Job
Go through the listing and return every line with "page" in it.

Records to process
####################
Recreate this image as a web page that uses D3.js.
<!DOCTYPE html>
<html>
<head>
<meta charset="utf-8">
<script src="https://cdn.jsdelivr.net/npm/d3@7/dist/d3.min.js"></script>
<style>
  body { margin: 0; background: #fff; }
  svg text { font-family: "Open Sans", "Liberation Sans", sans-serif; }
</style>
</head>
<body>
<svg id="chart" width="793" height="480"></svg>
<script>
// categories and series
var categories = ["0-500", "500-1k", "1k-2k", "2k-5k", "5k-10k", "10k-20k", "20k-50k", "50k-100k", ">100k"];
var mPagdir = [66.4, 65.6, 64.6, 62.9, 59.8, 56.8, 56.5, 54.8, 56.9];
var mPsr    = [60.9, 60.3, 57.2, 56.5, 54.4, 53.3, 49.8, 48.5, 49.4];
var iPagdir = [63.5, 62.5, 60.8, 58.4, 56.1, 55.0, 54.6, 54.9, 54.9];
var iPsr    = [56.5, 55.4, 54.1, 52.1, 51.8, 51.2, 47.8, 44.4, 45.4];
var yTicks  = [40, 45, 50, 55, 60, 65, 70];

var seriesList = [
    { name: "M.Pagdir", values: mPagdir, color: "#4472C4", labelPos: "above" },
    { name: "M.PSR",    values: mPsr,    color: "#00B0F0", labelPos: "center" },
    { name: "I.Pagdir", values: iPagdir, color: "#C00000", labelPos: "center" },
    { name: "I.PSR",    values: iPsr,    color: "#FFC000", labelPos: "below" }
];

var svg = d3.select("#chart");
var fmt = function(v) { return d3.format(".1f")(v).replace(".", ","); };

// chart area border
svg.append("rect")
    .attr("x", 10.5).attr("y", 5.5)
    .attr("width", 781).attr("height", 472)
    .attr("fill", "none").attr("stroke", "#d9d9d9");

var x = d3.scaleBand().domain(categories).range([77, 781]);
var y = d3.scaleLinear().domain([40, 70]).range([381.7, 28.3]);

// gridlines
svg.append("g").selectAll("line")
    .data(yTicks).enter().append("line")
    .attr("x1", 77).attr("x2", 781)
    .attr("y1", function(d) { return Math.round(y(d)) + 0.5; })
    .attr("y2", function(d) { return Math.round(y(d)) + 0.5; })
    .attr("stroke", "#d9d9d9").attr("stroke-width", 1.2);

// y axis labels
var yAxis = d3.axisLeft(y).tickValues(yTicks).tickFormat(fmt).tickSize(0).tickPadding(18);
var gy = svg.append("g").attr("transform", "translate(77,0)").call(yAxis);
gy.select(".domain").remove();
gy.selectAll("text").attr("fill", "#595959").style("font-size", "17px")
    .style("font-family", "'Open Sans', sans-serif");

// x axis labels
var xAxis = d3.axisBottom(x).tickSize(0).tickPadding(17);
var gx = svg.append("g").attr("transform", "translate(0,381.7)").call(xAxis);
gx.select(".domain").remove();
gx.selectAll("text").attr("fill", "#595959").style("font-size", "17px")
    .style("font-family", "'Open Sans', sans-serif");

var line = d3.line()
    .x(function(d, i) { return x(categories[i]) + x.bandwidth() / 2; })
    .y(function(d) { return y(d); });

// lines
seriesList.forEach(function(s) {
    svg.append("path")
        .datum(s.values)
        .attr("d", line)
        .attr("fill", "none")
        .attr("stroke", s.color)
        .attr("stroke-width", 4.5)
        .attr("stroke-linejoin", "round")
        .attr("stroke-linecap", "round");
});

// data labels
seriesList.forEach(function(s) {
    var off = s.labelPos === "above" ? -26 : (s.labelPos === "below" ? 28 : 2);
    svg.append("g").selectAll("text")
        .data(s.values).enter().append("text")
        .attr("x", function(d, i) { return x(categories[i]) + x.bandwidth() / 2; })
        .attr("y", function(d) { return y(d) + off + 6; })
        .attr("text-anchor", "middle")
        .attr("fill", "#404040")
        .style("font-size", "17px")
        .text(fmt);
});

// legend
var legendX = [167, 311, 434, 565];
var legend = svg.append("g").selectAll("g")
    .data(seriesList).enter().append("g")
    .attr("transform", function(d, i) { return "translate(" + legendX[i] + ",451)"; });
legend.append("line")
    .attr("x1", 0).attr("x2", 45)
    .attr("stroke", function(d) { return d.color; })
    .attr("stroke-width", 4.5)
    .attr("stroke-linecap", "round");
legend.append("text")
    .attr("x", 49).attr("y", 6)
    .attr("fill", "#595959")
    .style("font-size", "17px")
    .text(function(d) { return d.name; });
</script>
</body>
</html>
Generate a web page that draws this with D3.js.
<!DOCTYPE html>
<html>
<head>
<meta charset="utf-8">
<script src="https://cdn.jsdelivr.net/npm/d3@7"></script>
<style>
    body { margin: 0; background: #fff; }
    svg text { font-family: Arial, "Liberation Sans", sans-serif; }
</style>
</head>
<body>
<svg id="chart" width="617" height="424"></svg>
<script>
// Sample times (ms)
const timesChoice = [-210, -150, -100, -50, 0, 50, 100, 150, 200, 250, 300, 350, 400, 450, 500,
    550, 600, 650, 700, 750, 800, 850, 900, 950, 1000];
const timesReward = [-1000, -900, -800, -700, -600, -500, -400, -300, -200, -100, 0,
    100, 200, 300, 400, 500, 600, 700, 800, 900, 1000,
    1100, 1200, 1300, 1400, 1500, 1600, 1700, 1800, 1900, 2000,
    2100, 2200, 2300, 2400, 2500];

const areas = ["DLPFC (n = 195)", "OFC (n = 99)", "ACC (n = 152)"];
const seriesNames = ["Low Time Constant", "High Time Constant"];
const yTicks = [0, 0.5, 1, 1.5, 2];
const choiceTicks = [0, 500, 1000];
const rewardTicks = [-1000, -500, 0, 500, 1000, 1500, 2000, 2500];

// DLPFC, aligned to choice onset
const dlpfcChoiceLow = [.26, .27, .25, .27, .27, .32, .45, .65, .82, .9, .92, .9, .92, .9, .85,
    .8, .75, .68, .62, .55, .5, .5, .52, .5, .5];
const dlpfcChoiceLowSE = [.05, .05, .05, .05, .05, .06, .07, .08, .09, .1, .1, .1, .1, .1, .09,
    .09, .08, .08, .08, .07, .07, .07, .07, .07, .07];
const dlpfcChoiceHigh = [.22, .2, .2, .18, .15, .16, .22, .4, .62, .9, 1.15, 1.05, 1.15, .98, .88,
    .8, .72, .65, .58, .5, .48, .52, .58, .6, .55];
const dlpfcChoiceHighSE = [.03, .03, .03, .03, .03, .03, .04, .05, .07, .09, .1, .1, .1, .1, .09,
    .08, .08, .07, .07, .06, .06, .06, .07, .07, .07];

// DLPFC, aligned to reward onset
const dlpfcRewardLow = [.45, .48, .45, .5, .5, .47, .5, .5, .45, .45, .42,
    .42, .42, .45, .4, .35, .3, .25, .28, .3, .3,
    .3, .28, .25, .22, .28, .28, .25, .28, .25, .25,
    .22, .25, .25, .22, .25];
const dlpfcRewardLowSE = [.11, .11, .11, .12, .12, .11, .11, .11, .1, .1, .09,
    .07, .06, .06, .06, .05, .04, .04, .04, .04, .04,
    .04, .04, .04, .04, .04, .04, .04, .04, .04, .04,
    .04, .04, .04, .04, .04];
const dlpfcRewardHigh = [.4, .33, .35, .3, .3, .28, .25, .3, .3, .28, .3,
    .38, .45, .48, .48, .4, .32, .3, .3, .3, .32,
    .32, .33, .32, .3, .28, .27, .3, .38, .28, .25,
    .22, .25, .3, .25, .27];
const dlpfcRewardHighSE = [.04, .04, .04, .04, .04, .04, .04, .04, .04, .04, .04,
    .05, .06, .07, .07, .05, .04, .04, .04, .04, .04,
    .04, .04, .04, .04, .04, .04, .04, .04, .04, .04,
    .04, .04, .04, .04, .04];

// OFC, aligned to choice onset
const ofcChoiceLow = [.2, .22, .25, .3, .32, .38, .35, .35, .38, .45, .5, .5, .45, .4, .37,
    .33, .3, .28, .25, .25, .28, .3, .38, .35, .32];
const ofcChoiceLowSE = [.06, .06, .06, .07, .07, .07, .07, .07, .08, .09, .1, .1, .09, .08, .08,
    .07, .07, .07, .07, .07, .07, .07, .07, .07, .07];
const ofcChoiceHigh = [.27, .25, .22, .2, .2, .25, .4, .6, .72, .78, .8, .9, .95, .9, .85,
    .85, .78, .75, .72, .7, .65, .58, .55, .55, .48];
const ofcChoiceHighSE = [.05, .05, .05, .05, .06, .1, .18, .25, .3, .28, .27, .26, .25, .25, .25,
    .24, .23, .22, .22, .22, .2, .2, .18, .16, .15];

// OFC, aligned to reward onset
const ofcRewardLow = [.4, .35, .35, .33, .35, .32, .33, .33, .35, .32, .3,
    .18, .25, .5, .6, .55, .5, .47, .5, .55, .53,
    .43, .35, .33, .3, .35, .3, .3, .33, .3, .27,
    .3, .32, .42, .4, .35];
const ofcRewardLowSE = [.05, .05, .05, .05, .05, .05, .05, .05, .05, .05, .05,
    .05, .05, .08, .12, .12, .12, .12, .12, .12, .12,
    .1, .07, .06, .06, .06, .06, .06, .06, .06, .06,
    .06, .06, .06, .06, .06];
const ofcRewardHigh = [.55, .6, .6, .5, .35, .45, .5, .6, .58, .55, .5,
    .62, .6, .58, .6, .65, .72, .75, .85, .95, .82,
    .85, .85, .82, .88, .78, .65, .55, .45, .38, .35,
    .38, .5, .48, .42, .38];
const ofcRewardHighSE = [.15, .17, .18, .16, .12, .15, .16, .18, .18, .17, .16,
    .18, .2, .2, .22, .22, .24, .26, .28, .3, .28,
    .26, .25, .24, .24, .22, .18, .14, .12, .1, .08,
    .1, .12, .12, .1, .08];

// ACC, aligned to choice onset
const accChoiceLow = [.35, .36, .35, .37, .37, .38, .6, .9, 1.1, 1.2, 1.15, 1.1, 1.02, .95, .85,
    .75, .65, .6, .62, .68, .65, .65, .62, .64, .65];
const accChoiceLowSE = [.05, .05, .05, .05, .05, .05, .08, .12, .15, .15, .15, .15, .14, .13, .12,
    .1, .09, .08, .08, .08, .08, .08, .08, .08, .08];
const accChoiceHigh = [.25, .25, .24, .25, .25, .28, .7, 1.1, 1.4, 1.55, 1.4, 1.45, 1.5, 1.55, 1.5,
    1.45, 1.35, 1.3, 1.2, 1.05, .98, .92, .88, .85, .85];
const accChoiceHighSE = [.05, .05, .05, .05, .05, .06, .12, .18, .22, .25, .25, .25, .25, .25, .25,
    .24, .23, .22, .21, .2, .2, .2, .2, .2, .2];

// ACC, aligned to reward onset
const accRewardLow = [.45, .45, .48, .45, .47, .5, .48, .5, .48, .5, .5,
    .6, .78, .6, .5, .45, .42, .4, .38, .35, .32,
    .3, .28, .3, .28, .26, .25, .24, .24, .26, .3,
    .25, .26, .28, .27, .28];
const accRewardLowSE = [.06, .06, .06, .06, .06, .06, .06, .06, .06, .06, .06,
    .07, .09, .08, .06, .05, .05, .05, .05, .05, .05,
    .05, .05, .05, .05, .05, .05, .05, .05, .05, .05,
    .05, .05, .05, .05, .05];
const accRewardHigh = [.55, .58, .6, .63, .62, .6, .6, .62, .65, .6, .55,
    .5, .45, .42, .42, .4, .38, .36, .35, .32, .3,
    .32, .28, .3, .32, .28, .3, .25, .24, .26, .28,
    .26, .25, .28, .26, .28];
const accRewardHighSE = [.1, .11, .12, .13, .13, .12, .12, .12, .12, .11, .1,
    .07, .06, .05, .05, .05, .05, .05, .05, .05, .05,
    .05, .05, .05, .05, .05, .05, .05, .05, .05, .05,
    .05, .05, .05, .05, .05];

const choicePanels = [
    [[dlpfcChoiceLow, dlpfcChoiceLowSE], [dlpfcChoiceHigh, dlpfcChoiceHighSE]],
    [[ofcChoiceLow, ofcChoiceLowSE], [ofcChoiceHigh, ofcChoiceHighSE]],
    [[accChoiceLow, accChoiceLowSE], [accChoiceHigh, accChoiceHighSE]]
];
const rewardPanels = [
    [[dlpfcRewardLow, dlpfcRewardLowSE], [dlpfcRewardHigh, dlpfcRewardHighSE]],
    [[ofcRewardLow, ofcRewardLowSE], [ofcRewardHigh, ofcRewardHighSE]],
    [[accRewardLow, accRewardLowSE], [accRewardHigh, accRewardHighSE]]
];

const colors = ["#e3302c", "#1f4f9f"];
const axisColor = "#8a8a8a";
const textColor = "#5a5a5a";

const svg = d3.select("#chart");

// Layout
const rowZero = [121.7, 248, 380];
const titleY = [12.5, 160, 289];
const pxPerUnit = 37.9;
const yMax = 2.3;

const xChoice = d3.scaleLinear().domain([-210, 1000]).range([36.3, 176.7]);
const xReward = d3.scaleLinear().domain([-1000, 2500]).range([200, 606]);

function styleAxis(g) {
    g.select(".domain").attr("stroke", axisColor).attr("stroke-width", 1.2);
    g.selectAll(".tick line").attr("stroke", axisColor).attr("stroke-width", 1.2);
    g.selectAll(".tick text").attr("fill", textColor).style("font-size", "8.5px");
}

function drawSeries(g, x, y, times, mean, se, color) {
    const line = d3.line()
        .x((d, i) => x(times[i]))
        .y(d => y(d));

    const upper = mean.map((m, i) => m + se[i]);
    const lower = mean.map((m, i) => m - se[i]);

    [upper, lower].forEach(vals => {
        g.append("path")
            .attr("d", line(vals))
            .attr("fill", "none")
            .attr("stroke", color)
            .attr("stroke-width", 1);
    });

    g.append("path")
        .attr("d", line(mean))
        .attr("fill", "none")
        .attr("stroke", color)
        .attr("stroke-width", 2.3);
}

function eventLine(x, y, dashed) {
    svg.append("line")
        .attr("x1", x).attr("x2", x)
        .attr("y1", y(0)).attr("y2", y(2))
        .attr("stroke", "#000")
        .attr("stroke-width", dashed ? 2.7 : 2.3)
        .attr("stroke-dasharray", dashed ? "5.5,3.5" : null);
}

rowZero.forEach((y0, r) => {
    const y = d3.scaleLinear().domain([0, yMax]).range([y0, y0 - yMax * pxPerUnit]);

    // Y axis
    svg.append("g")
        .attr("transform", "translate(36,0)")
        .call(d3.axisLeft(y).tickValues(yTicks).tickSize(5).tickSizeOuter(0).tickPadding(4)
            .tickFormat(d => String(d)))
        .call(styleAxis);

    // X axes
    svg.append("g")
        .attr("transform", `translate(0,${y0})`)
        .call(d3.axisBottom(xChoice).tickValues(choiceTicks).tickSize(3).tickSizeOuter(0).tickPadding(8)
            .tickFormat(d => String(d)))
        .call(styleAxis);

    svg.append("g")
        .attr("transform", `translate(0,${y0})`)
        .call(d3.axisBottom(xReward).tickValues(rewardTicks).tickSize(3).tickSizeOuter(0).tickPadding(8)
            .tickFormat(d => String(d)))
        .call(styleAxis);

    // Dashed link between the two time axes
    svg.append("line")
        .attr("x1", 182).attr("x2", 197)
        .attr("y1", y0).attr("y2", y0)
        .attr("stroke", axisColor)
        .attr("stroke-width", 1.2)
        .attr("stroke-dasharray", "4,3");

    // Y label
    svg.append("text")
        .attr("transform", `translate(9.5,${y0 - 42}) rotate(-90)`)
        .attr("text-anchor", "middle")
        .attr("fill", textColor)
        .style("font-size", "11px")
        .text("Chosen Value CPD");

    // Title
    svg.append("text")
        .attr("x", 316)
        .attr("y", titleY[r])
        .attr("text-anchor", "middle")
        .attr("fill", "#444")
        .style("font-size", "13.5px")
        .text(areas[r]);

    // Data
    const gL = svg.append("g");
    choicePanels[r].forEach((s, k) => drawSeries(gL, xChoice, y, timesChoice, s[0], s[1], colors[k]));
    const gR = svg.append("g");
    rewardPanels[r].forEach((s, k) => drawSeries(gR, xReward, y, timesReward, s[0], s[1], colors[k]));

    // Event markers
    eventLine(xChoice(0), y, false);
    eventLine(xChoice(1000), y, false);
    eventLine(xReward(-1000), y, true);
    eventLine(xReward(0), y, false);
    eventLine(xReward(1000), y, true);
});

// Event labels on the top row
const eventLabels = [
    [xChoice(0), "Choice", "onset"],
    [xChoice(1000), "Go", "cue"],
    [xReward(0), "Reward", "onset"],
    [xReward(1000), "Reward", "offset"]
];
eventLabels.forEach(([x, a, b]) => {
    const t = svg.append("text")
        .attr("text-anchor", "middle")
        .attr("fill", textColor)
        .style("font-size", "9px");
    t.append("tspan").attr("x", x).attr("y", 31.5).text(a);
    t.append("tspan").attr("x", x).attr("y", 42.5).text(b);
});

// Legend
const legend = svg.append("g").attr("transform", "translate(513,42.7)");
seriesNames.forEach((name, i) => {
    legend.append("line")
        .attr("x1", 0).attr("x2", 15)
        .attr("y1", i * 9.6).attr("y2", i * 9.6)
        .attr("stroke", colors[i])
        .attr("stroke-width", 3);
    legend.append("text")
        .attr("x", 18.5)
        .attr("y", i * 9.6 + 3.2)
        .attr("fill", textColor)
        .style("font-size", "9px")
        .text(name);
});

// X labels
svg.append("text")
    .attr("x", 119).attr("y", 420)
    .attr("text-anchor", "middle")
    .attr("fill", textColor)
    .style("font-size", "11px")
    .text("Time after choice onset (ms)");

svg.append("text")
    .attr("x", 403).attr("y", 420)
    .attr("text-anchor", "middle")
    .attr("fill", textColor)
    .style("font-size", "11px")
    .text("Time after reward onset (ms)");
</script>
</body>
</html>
####################
Final result
Recreate this image as a web page that uses D3.js.
Generate a web page that draws this with D3.js.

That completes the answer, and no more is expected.